My daughter is 9 weeks old now and my wife assures me that giving birth is far more painful than anything I have felt. Apparently it is worse than getting tattooed or breaking bones or getting stiches. J And I believe it, it looked pretty gnarly! But now, holding little Adina…she is so worth it! If you ask my wife she would go through it all over again for sure, just to have her. Maybe not right away but she’d go through it! J
Paul says, creation and the suffering it experiences and causes is the like the pains of childbirth. It will not last forever. It has an appointed end. Jesus himself said, “In this world you will have trouble but take heart because I have overcome the world (Jn 16:33).” Jesus overcame the world when he died for sin on the cross so that there would be an end to suffering and death, that it wouldn’t just continue on eternally. He made a way for there to be eternal life instead of eternal, unended death. And when Jesus returns to sit on that throne with water coming out of it in the middle of the city…things will be different and all those who held on to him, didn’t abandon their confession and allegience when it got tough, their identity as his brothers and sisters, his familiy, will be made known to everyone.
Conclusion
We’ll talk more about what is ahead for us individually next week and how we can know that. But let me end today with a few thing for you to think about and ways you can apply this passage to your lives.
1. Don’t single yourself out. When you suffer, don’t think poor me, how unfair. All of creation groans and is in pain and havoc. Don’t overpersonalize things so much when you think that you individually are somehow being slighted. Don’t think that it’s just karma. When bad stuff happens to you it isn’t like God is sitting up in the sky with some sort of stick and he pokes you every time you do something bad.
2. Realize the seriousness of your sin. Recognize that not listening and trusting and following and loving God is a serious serious thing. So serious that God would subject all of creation to such suffering because of it. Don’t take your sin lightly, but be quick to repent and ask for grace and forgiveness. Put your faith in Jesus and his perfect life and death for you.
3. Don’t live your life solely for the now. Think long-term, think about eternity and what is ahead. Set your sights further. Realize that God is a big big God and history is going somewhere and there is a wonderful weight of glory ahead for those who are his.

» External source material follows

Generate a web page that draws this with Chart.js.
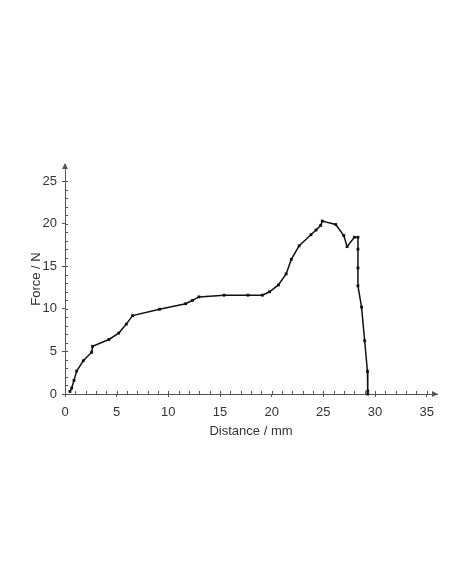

So cherish God as your God through belief in Jesus, don’t put eternity at risk because you want what you want and you want it now.
4. Lastly, be amazed at Jesus, who he is and what he has done for us on the cross. If what Adam did so long ago had such far reaching effects…think of how much more what Jesus did will have an effect on this universe. And if he is your Lord and Master and Savior you will experience that and not be on the hell side of things. Jesus’ cross is cosmos changing! That is huge. The cross of Christ is a big deal! Resolve to continually take in all you can of Christ and him crucified.
Now’s the time when all Christians are welcome to receive communion and all members of The Resolve Church partner in the gospel in our worship of giving.
If you are Christian or becoming one today, worship Jesus when you come to this table. If you need to repent of some things, do that. If you need to give thanks, do that. Receive the gift of Christ, his perfect live and perfect death for you.